If you have yourself a way to detect changes easily like with a shell script, then you can think of using FSCrawler as a gateway to elasticsearch and activate the REST endpoint.

See https://github.com/dadoonet/fscrawler#rest-service

Then you can send within your script a file with:

curl -F "file=@/path/to/yourfile.txt" "http://127.0.0.1:8080/fscrawler/_upload"

I hope this helps.

Can you open an issue in FSCrawler with all details (sounds like you are using MapR) and a scenario to reproduce it? I'll try to play with MapR if time allows.


(Mark Dendrix Garcia) #20

@dadoonet

I see its a bit clearer now, so FSCrawler first run assures that all files are index because it doesnt look on timestamps, wherein the second run will check all the files timestamp and determine what files are new and indexed it?

Is this correct analogy ?


(David Pilato) #21

exact. You can always restart from scratch by using --restart option which will remove the status file and will reindex everything.


(Mark Dendrix Garcia) #22

can I do that automatically ? without typing the whole ./fscrawler jobs --restart command ?


(David Pilato) #23

You mean? Reindex everything at every run?

Not really with one single command.

But, you can start fscrawler from a crontab and run something like:

bin/fscrawler job_name --restart --loop 1

It will run FSCrawler only once then exit. And anytime you restart this command it will restart from scratch for only one run.


(Mark Dendrix Garcia) #24

Yes but I mean is zero administration on re-indexing. The project involves on running the fscrawler and just leave it there then employees start to dump every files every records on every folders.


(Mark Dendrix Garcia) #25

its like every 15minutes I run the whole thing ./fscrawler jobs --restart command like a task scheduler bat file in windows?


(Mark Dendrix Garcia) #26

BTW im on a CentOS machine


(Mark Dendrix Garcia) #27

@dadoonet
Also so this FsCrawler is set to run once? because of the timestamp identifications


(David Pilato) #28

Exactly.

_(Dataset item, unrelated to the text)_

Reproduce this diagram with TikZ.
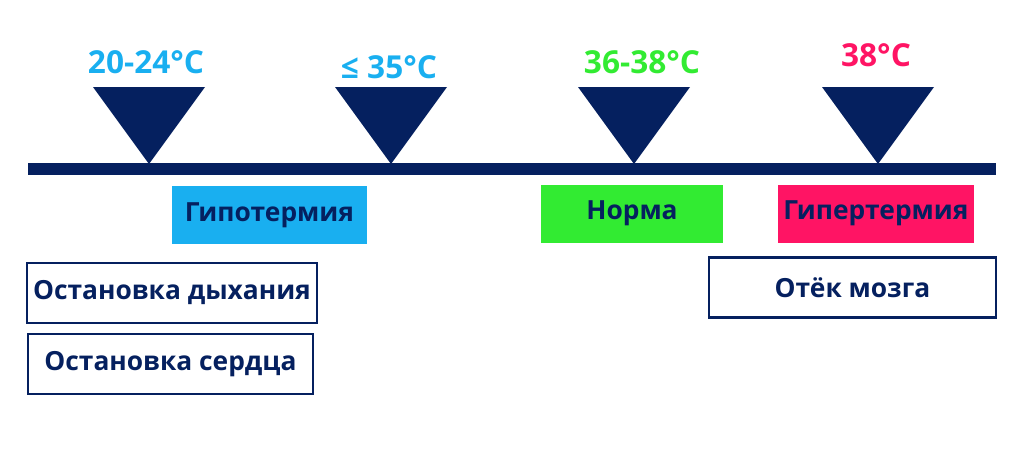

But with --loop 1.

With this option, FSCrawler will run only once then exit.


(Mark Dendrix Garcia) #29

I think i managed to build a solution by adding it on the crontab itself

"* * * * * bash /fscrawler.sh jobs --restart"

in this command every one minute crontab runs the script itself making the automation without needing the timestamp to be adjust.


(Mark Dendrix Garcia) #30

Anyway what is the behavior of FSCrawler when --loop 1 and someone deleted a file in the directory ?


(David Pilato) #31

This is wrong. You will end up with a lot of processes running in parallel.

You should use:

* * * * * bash /fscrawler.sh jobs --restart --loop 1

Well. If you don't use --restart option, any time you launch again fscrawler, it should detect files which have been removed in the meantime.

If you use --restart I think that it will not detect files removal. But that's a guess as I never tested that.

loop has no effect on detection. It's only there to exit after a given number of runs.